Judge denies bid for new trial in Whitmer kidnapping case

GRAND RAPIDS, Mich. (AP) — A federal judge has denied a new trial request by two men convicted of conspiring to kidnap Michigan’s Democratic Gov. Gretchen Whitmer.

Lawyers for Adam Fox and Barry Croft Jr. alleged misconduct by a juror and unfairness by U.S. District Judge Robert Jonker following their conviction by a federal jury in August.

Jonker in a written ruling Friday shot down claims of juror misconduct and said he found “no constitutional violation and no credible evidence” to convene a new hearing.

Fox and Croft face up to life in prison when they’re sentenced Dec. 28.

Whitmer, who was reelected Nov. 8 to a second term, was never physically harmed in the plot, which led to more than a dozen arrests in 2020.

Fox and Croft’s first trial ended in a mistrial earlier this year when the jury was unable to come to a unanimous verdict. A motion for a third trial was filed in September.

Defense lawyers said a juror seated in the second trial was described by a co-worker as “far-left leaning,” was eager to get on the jury and poised to convict before hearing evidence.

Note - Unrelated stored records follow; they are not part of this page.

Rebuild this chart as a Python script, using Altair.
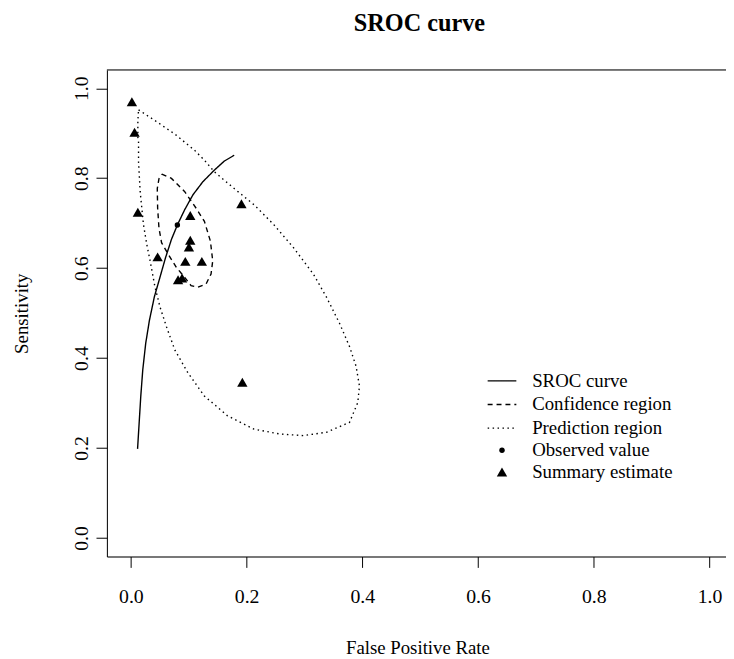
import altair as alt
import pandas as pd

# ---- data ----
study_fpr = [0.0017, 0.0063, 0.0120, 0.0462, 0.0815, 0.0884, 0.0940, 0.1003, 0.1026, 0.1026, 0.1226, 0.1910, 0.1926]
study_sens = [0.970, 0.902, 0.724, 0.625, 0.574, 0.578, 0.615, 0.647, 0.662, 0.717, 0.615, 0.743, 0.346]

obs_fpr = [0.0803]
obs_sens = [0.696]

sroc_fpr = [0.0115, 0.0143, 0.0171, 0.0205, 0.0256, 0.0320, 0.0405, 0.0503, 0.0598, 0.0701,
            0.0803, 0.0930, 0.1072, 0.1243, 0.1443, 0.1614, 0.1785]
sroc_sens = [0.198, 0.257, 0.316, 0.374, 0.433, 0.484, 0.536, 0.580, 0.623, 0.664,
             0.696, 0.730, 0.763, 0.792, 0.818, 0.838, 0.851]

conf_fpr = [0.0534, 0.0701, 0.0930, 0.1128, 0.1270, 0.1374, 0.1414, 0.1385, 0.1300, 0.1157,
            0.1040, 0.0930, 0.0786, 0.0644, 0.0530, 0.0485, 0.0462, 0.0456, 0.0485, 0.0534]
conf_sens = [0.809, 0.7995, 0.770, 0.733, 0.704, 0.660, 0.616, 0.587, 0.565, 0.5575,
             0.561, 0.5795, 0.6015, 0.631, 0.6565, 0.689, 0.733, 0.777, 0.799, 0.809]

pred_fpr = [0.0132, 0.0246, 0.0417, 0.0588, 0.0759, 0.0930, 0.1100, 0.1270, 0.1357, 0.1443,
            0.1785, 0.2127, 0.2468, 0.2810, 0.3152, 0.3380, 0.3607, 0.3778, 0.3892, 0.3950,
            0.3921, 0.3778, 0.3380, 0.2980, 0.2580, 0.2127, 0.1670, 0.1270, 0.0986, 0.0759,
            0.0615, 0.0503, 0.0417, 0.0332, 0.0274, 0.0217, 0.0160, 0.0132, 0.0132, 0.0120,
            0.0120, 0.0132]
pred_sens = [0.952, 0.9424, 0.928, 0.913, 0.898, 0.880, 0.862, 0.840, 0.827, 0.814,
             0.777, 0.741, 0.697, 0.6455, 0.587, 0.5355, 0.477, 0.4256, 0.3816, 0.3376,
             0.301, 0.257, 0.235, 0.2276, 0.231, 0.242, 0.2716, 0.3156, 0.367, 0.418,
             0.4695, 0.5135, 0.5575, 0.616, 0.653, 0.697, 0.770, 0.836, 0.880, 0.891,
             0.928, 0.952]

line_labels = ["SROC curve", "Confidence region", "Prediction region"]
point_labels = ["Observed value", "Summary estimate"]
x_ticks = [0.0, 0.2, 0.4, 0.6, 0.8, 1.0]
y_ticks = [0.0, 0.2, 0.4, 0.6, 0.8, 1.0]

# ---- tables ----
def line_df(xs, ys, label):
    return pd.DataFrame({"fpr": xs, "sens": ys, "idx": list(range(len(xs))), "series": label})

lines_df = pd.concat([
    line_df(sroc_fpr, sroc_sens, line_labels[0]),
    line_df(conf_fpr, conf_sens, line_labels[1]),
    line_df(pred_fpr, pred_sens, line_labels[2]),
], ignore_index=True)

pts_df = pd.DataFrame({
    "fpr": obs_fpr + study_fpr,
    "sens": obs_sens + study_sens,
    "series": [point_labels[0]] * len(obs_fpr) + [point_labels[1]] * len(study_fpr),
})

FONT = "Liberation Serif"
W, H = 626, 492
LEG_X, LEG_Y = 390, 305
xscale = alt.Scale(domain=[-0.0415, 1.0285], nice=False, zero=False)
yscale = alt.Scale(domain=[-0.0413, 1.0407], nice=False, zero=False)

xaxis = alt.Axis(values=x_ticks, format=".1f", grid=False, tickSize=11, labelPadding=35,
                 labelBaseline="alphabetic", labelFontSize=20, labelFont=FONT, labelColor="black",
                 domainColor="black", tickColor="black", title="False Positive Rate",
                 titleFont=FONT, titleFontSize=19, titleFontWeight="normal", titleColor="black",
                 titleX=314, titleY=98, titleAlign="center", titleBaseline="alphabetic",
                 labelFlush=False)
yaxis = alt.Axis(values=y_ticks, format=".1f", grid=False, tickSize=11, labelPadding=9,
                 labelAngle=270, labelAlign="center", labelBaseline="alphabetic",
                 labelFontSize=20, labelFont=FONT, labelColor="black",
                 domainColor="black", tickColor="black", title="Sensitivity",
                 titleFont=FONT, titleFontSize=19, titleFontWeight="normal", titleColor="black",
                 titleX=-80, titleY=246, titleAngle=270, titleAlign="center",
                 titleBaseline="alphabetic", labelFlush=False)

X = alt.X("fpr:Q", scale=xscale, axis=xaxis)
Y = alt.Y("sens:Q", scale=yscale, axis=yaxis)

common_leg = dict(title=None, orient="none", labelFont=FONT, labelFontSize=19,
                  labelColor="black", labelOffset=21, labelLimit=400,
                  padding=0, symbolStrokeColor="black", symbolStrokeWidth=1.3)

LINE = "M-2.9,0H2.9"
lines = alt.Chart(lines_df).mark_line(color="black", strokeWidth=1.4).encode(
    x=X, y=Y, order="idx:Q",
    strokeDash=alt.StrokeDash(
        "series:N",
        scale=alt.Scale(domain=line_labels, range=[[1, 0], [5, 4], [1.5, 3.5]]),
        legend=alt.Legend(legendX=LEG_X, legendY=LEG_Y, symbolType=LINE, symbolSize=100,
                          rowPadding=3.8, **common_leg),
    ),
)

pt_legend = alt.Legend(legendX=LEG_X, legendY=LEG_Y + 70, symbolFillColor="black",
                       rowPadding=2.0, **common_leg)
pts = alt.Chart(pts_df).mark_point(filled=True, color="black", opacity=1).encode(
    x=X, y=Y,
    shape=alt.Shape("series:N", scale=alt.Scale(domain=point_labels,
                    range=["circle", "triangle-up"]), legend=pt_legend),
    size=alt.Size("series:N", scale=alt.Scale(type="ordinal", domain=point_labels,
                  range=[30, 110]), legend=pt_legend),
)

top_border = alt.Chart(pd.DataFrame({"v": [0]})).mark_rule(color="black", strokeWidth=1).encode(
    x=alt.value(0), x2=alt.value(W), y=alt.value(0))

chart = alt.layer(top_border, lines, pts).properties(
    width=W, height=H,
    title=alt.TitleParams("SROC curve", font=FONT, fontSize=24.5, fontWeight="bold",
                          color="black", anchor="middle", dx=3, offset=33),
    padding={"left": 100, "top": 59, "right": 0, "bottom": 100},
    autosize=alt.AutoSizeParams(type="none"),
).configure_view(stroke=None).configure(font=FONT, background="white")

chart.save("out.html", embed_options={"renderer": "svg", "actions": False})
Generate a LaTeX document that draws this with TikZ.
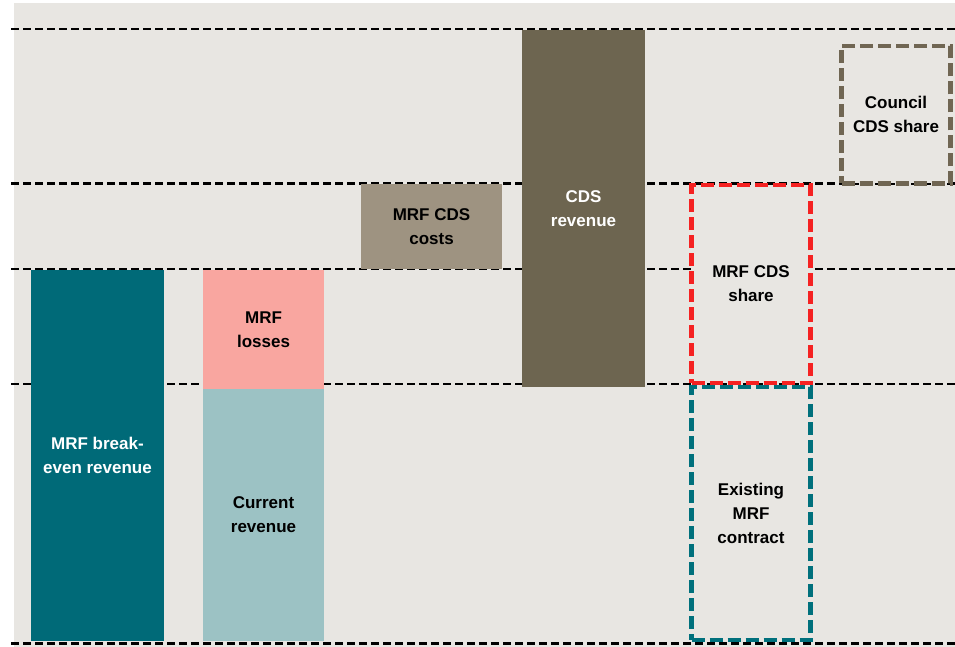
\documentclass[tikz,border=0pt]{standalone}
\usepackage{fontspec}
\setmainfont{Liberation Sans}
\begin{document}
\begin{tikzpicture}[x=1pt,y=-1pt,
  level/.style={line width=2.8pt,dash pattern=on 8pt off 4pt,black},
  bar/.style={anchor=north west,inner sep=0pt,outer sep=0pt,align=center,
    font=\fontsize{17}{24}\selectfont\bfseries},
  share/.style={bar,fill=panel,draw,line width=4.5pt,dash pattern=on 13pt off 5pt},
]
\definecolor{panel}{HTML}{E8E6E2}
\definecolor{tealdark}{HTML}{006A78}
\definecolor{teallight}{HTML}{9CC2C4}
\definecolor{pinkloss}{HTML}{F9A6A0}
\definecolor{costgrey}{HTML}{9E9381}
\definecolor{cdsbrown}{HTML}{6D6550}
\definecolor{sharered}{HTML}{F52222}
\definecolor{shareteal}{HTML}{00707C}
\definecolor{councilbrown}{HTML}{706653}

\useasboundingbox (0,0) rectangle (955,647);
\fill[panel] (14,3) rectangle (955,647);

% revenue levels
\foreach \yy/\nm in {29/top,183.5/upper,269/mid,384/lower,643.5/base}{
  \coordinate (\nm-l) at (11,\yy);
  \coordinate (\nm-r) at (955,\yy);
  \draw[level] (\nm-l) -- (\nm-r);
}

% solid bars
\node[bar,fill=tealdark,text=white,minimum width=133pt,minimum height=371pt]
  (breakeven) at (31,270) {MRF break-\\even revenue};
\node[bar,fill=teallight,minimum width=121pt,minimum height=252pt]
  (current) at (203,389) {Current\\revenue};
\node[bar,fill=pinkloss,minimum width=121pt,minimum height=119pt]
  (losses) at (203,270) {MRF\\losses};
\node[bar,fill=costgrey,minimum width=141pt,minimum height=85pt]
  (costs) at (361,184) {MRF CDS\\costs};
\node[bar,fill=cdsbrown,text=white,minimum width=123pt,minimum height=357pt]
  (cdsrev) at (522,30) {CDS\\revenue};

% dashed shares
\node[share,draw=shareteal,minimum width=119pt,minimum height=253pt]
  (contract) at (691.5,387) {Existing\\MRF\\contract};
\node[share,draw=sharered,minimum width=119pt,minimum height=198pt]
  (mrfshare) at (691.5,185) {MRF CDS\\share};
\node[share,draw=councilbrown,minimum width=109pt,minimum height=137.5pt]
  (council) at (841.5,46) {Council\\CDS share};
\end{tikzpicture}
\end{document}
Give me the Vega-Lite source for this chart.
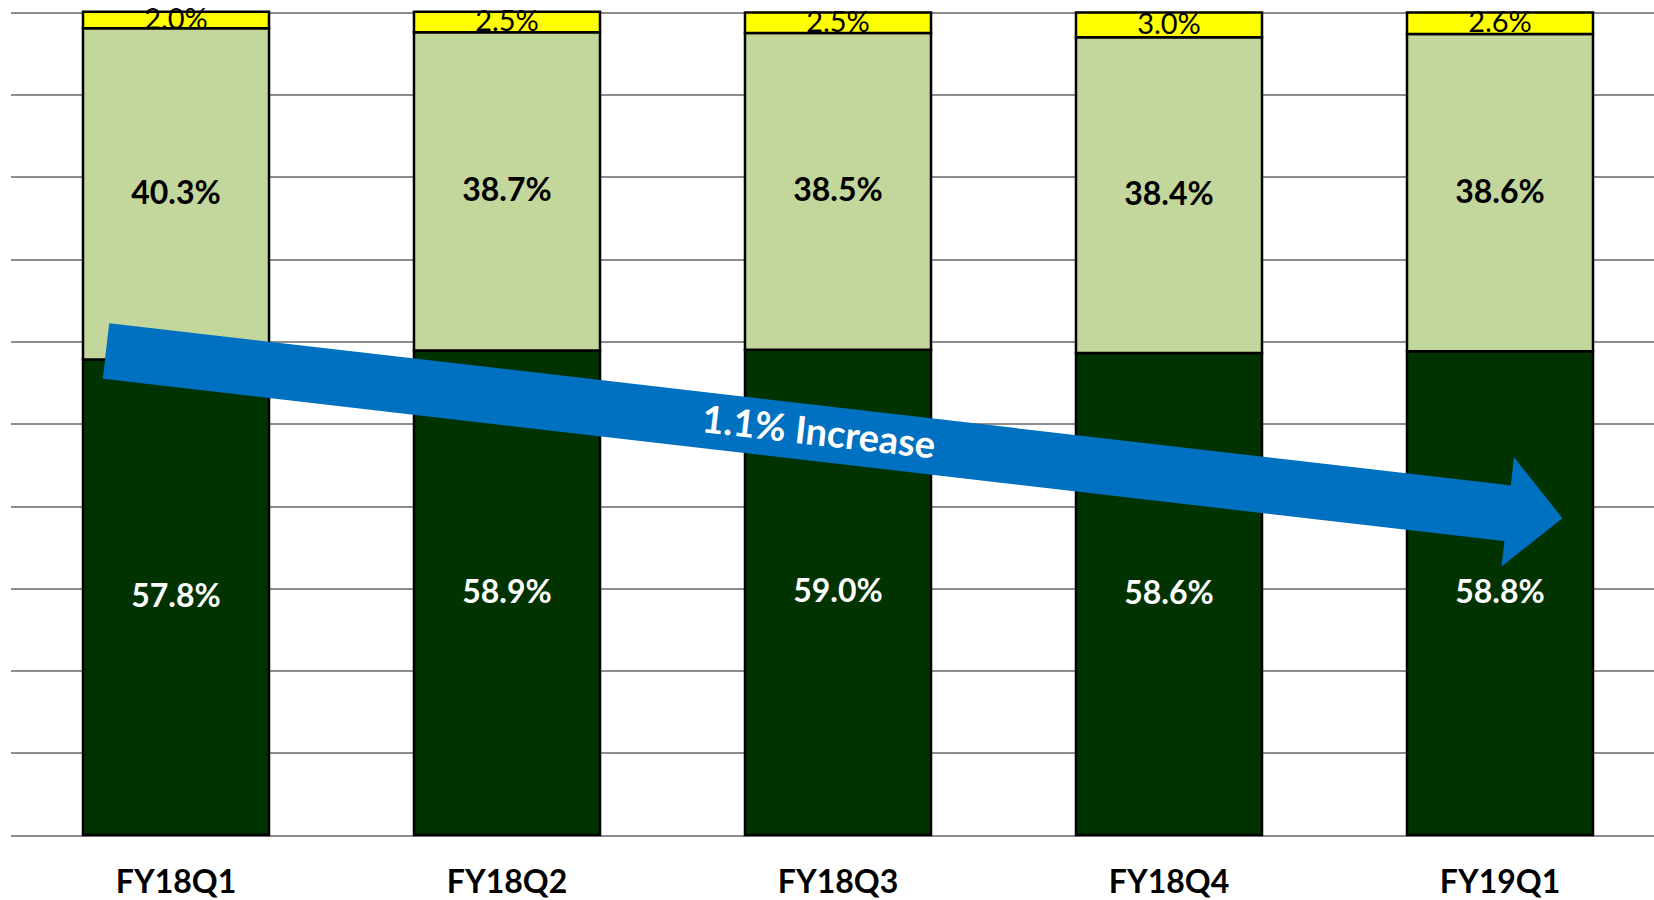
{
  "$schema": "https://vega.github.io/schema/vega-lite/v6.json",
  "width": 1655,
  "height": 822.5,
  "autosize": {"type": "none"},
  "padding": {"left": 10.5, "top": 12.5, "right": 0, "bottom": 65},
  "background": "white",
  "config": {"view": {"stroke": null}, "font": "Lato"},
  "datasets": {
    "bars": [
      {"quarter": "FY18Q1", "seg": "Dark", "order": 1, "value": 57.8, "label": "57.8%"},
      {"quarter": "FY18Q1", "seg": "Light", "order": 2, "value": 40.3, "label": "40.3%"},
      {"quarter": "FY18Q1", "seg": "Yellow", "order": 3, "value": 2.0, "label": "2.0%"},
      {"quarter": "FY18Q2", "seg": "Dark", "order": 1, "value": 58.9, "label": "58.9%"},
      {"quarter": "FY18Q2", "seg": "Light", "order": 2, "value": 38.7, "label": "38.7%"},
      {"quarter": "FY18Q2", "seg": "Yellow", "order": 3, "value": 2.5, "label": "2.5%"},
      {"quarter": "FY18Q3", "seg": "Dark", "order": 1, "value": 59.0, "label": "59.0%"},
      {"quarter": "FY18Q3", "seg": "Light", "order": 2, "value": 38.5, "label": "38.5%"},
      {"quarter": "FY18Q3", "seg": "Yellow", "order": 3, "value": 2.5, "label": "2.5%"},
      {"quarter": "FY18Q4", "seg": "Dark", "order": 1, "value": 58.6, "label": "58.6%"},
      {"quarter": "FY18Q4", "seg": "Light", "order": 2, "value": 38.4, "label": "38.4%"},
      {"quarter": "FY18Q4", "seg": "Yellow", "order": 3, "value": 3.0, "label": "3.0%"},
      {"quarter": "FY19Q1", "seg": "Dark", "order": 1, "value": 58.8, "label": "58.8%"},
      {"quarter": "FY19Q1", "seg": "Light", "order": 2, "value": 38.6, "label": "38.6%"},
      {"quarter": "FY19Q1", "seg": "Yellow", "order": 3, "value": 2.6, "label": "2.6%"}
    ],
    "shaft": [
      {"pos": 0.2885, "pct": 58.85, "order": 1},
      {"pos": 4.527, "pct": 39.1, "order": 2}
    ],
    "head": [
      {"pos": 4.606, "pct": 38.9}
    ],
    "note": [
      {"pos": 2.441, "pct": 48.7, "text": "1.1% Increase"}
    ]
  },
  "resolve": {"scale": {"x": "independent"}},
  "layer": [
    {
      "data": {"name": "bars"},
      "transform": [
        {"stack": "value", "groupby": ["quarter"], "sort": [{"field": "order"}], "as": ["v0", "v1"]}
      ],
      "mark": {"type": "bar", "stroke": "black", "strokeWidth": 2.5},
      "encoding": {
        "x": {
          "field": "quarter", "type": "nominal", "sort": null,
          "scale": {"paddingInner": 0.438, "paddingOuter": 0.219},
          "axis": {
            "title": null, "ticks": false, "domain": false, "grid": false,
            "labelFont": "Lato", "labelFontWeight": "bold", "labelFontSize": 32,
            "labelColor": "black", "labelPadding": 32, "labelAngle": 0
          }
        },
        "y": {
          "field": "v0", "type": "quantitative",
          "scale": {"domain": [0, 100], "nice": false, "zero": true},
          "axis": {
            "title": null, "labels": false, "ticks": false, "domain": false,
            "grid": true, "gridColor": "#8c8c8c", "gridWidth": 2,
            "values": [0, 10, 20, 30, 40, 50, 60, 70, 80, 90, 100]
          }
        },
        "y2": {"field": "v1"},
        "color": {
          "field": "seg", "type": "nominal", "legend": null,
          "scale": {"domain": ["Dark", "Light", "Yellow"], "range": ["#003300", "#C3D69B", "#FFFF00"]}
        }
      }
    },
    {
      "data": {"name": "bars"},
      "transform": [
        {"stack": "value", "groupby": ["quarter"], "sort": [{"field": "order"}], "as": ["v0", "v1"]},
        {"calculate": "(datum.v0 + datum.v1) / 2", "as": "mid"},
        {"filter": "datum.seg !== 'Yellow'"}
      ],
      "mark": {"type": "text", "font": "Lato", "fontWeight": "bold", "fontSize": 32, "baseline": "middle", "align": "center"},
      "encoding": {
        "x": {
          "field": "quarter", "type": "nominal", "sort": null,
          "scale": {"paddingInner": 0.438, "paddingOuter": 0.219},
          "axis": null
        },
        "y": {"field": "mid", "type": "quantitative"},
        "text": {"field": "label"},
        "color": {
          "condition": {"test": "datum.seg === 'Dark'", "value": "white"},
          "value": "black"
        }
      }
    },
    {
      "data": {"name": "bars"},
      "transform": [
        {"stack": "value", "groupby": ["quarter"], "sort": [{"field": "order"}], "as": ["v0", "v1"]},
        {"calculate": "(datum.v0 + datum.v1) / 2", "as": "mid"},
        {"filter": "datum.seg === 'Yellow'"}
      ],
      "mark": {"type": "text", "font": "Lato", "fontWeight": "normal", "fontSize": 29, "baseline": "middle", "align": "center", "color": "black"},
      "encoding": {
        "x": {
          "field": "quarter", "type": "nominal", "sort": null,
          "scale": {"paddingInner": 0.438, "paddingOuter": 0.219},
          "axis": null
        },
        "y": {"field": "mid", "type": "quantitative"},
        "text": {"field": "label"}
      }
    },
    {
      "data": {"name": "shaft"},
      "mark": {"type": "line", "color": "#0070C0", "strokeWidth": 56, "strokeCap": "butt"},
      "encoding": {
        "x": {"field": "pos", "type": "quantitative", "scale": {"domain": [0, 5], "nice": false, "zero": false}, "axis": null},
        "y": {"field": "pct", "type": "quantitative"},
        "order": {"field": "order"}
      }
    },
    {
      "data": {"name": "head"},
      "mark": {"type": "point", "shape": "M -0.5 -1 L 0.5 0 L -0.5 1 Z", "size": 12100, "angle": 6.5, "filled": true, "color": "#0070C0", "opacity": 1, "strokeWidth": 0},
      "encoding": {
        "x": {"field": "pos", "type": "quantitative", "scale": {"domain": [0, 5], "nice": false, "zero": false}, "axis": null},
        "y": {"field": "pct", "type": "quantitative"}
      }
    },
    {
      "data": {"name": "note"},
      "mark": {"type": "text", "font": "Lato", "fontWeight": "bold", "fontSize": 38, "angle": 6.5, "color": "white", "baseline": "middle", "align": "center"},
      "encoding": {
        "x": {"field": "pos", "type": "quantitative", "scale": {"domain": [0, 5], "nice": false, "zero": false}, "axis": null},
        "y": {"field": "pct", "type": "quantitative"},
        "text": {"field": "text"}
      }
    }
  ]
}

The defense team’s investigator said he interviewed two co-workers who said they had heard about it but had no firsthand knowledge. A third person declined to speak to him in the parking lot.

The allegation first was raised early in the second trial. Jonker said he spoke privately to the juror, who denied saying that a vote to convict was already settled.

Separately, defense lawyers said the judge violated the rights of Fox and Croft by imposing a time limit on the cross-examination of a star government witness.

“Defendants have neither demonstrated that the jury verdict is ‘against the manifest weight of the evidence’ nor that a ‘substantial legal error has occurred’ such that the interests of justice demand a new trial,” Jonker wrote in Friday’s ruling.

Croft is from Bear, Delaware. Fox lived in the Grand Rapids area in western Michigan.

Two other men have pleaded guilty in the federal case, while two more were acquitted.

Three other men accused of supporting terrorism in the kidnapping plot were convicted in October in state court.

Joe Morrison; Morrison’s father-in-law, Pete Musico; and Paul Bellar were found guilty of supplying “material support” for a terrorist act as members of a group known as the Wolverine Watchmen. They await sentencing on Dec. 15.

They held gun training in rural Jackson County with Fox who was disgusted with Whitmer and other officials and said he wanted to snatch her.